Thinking about it from the nursery perspective, it's energy, the roots store energy after leaf fall and that stored energy gets pushed into the top buds first as it builds energy it pushes more bud's after they leaf out they are in the middle of their heavy energy balance cycle where the tree puts itself in a deficit to produce all the new leaves and needs to get it's energy back, we know once the leaves harden then the plant is finally putting energy in storage.
I've seen this 'stored energy' argument used plenty but never actually seen any real evidence. It's pretty obvious to anyone who has defoliated a tree or dehydrated a tree so the leaves all drop off that trees almost always have enough stores to recover. Even trees defoliated soon after leaf out will quickly send out a second burst of growth. I've had trees hit by late frost that killed all the emerging leaves but new leaves emerged soon after with no long term ill effect.
In nature, a hurricane or hailstorm can strip all the leaves and even branches off trees but they will usually recover.

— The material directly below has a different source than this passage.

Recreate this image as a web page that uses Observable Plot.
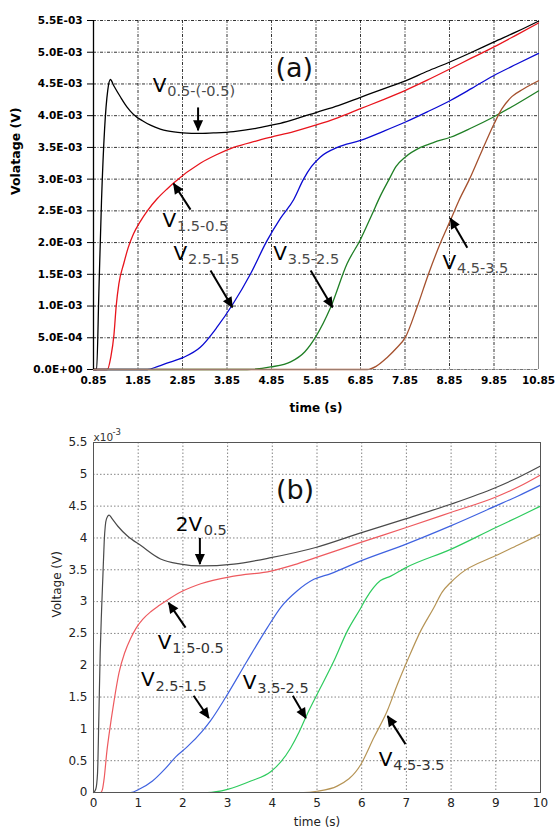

Many fire resistant species can have the canopy scorched, sometimes even smaller branches burned off and can still recover. Lots of shrubs down here get burned to the ground and still grow back from buds in the base of the trunk or from the roots. Trees and shrubs get browsed by animals all the time. Sometimes completely defoliated, occasionally defoliated over and over but most still recover.
I guess its something that has developed to ensure that plants can recover from all sorts of natural events.
I'm sure that defoliation does take something from the tree. Whether that's 'energy' storage and distribution, I'm not sure. The point here being that most plants have enough stores/energy/ resilience to recover from occasional defoliation.
Back to collecting after leaf opening.
I have rarely collected deciduous trees after leaves are open but I have done some trials on root pruning trident maples later in Spring.
Trees with leaves left on soon turn brown and drop the leaves. I assume that's the tree trying to balance water availability (reduced by root removal) with transpiration (water evaporating from leaves). More than 90% of those trees produced new leaves after a few weeks.
I've seen clips of Japanese growers repotting maples with leaves. Those guys just defoliated the trees when root pruning at that stage so I tried that too. Tridents defoliated and root pruned recovered quicker than those with leaves left on. No losses, though the trial trees were all young, vigorous plants.
One of the main rules of collecting deciduous trees: Collect in late winter/early spring before trees leaf out. But, why? What mechanism, chemical process or ??? changes after the leaves come out? I've never seen an explanation for this.
I have a closely related question that's bugged me for years.
Why is it possible, even preferable, to root prune tropicals in summer, in full leaf?
We've found that Australian natives fit in this category. many of our best growers repot Aussie native plants all year round. Years ago there was a school of thought that Aussie natives have regular shorter 'dormant' periods throughout the year and we needed to coincide repotting with one of these rest times but I've now done enough to know that I can safely root prune most Aussie natives while they are actively growing.
This goes against all we've been told by our older bonsai teachers but it still works. Why?
For a while, one of the UK collectors was promoting Summer collection as better than the usually accepted Winter/Spring and apparently having good success. How does Summer root reduction of deciduous trees fit into this debate?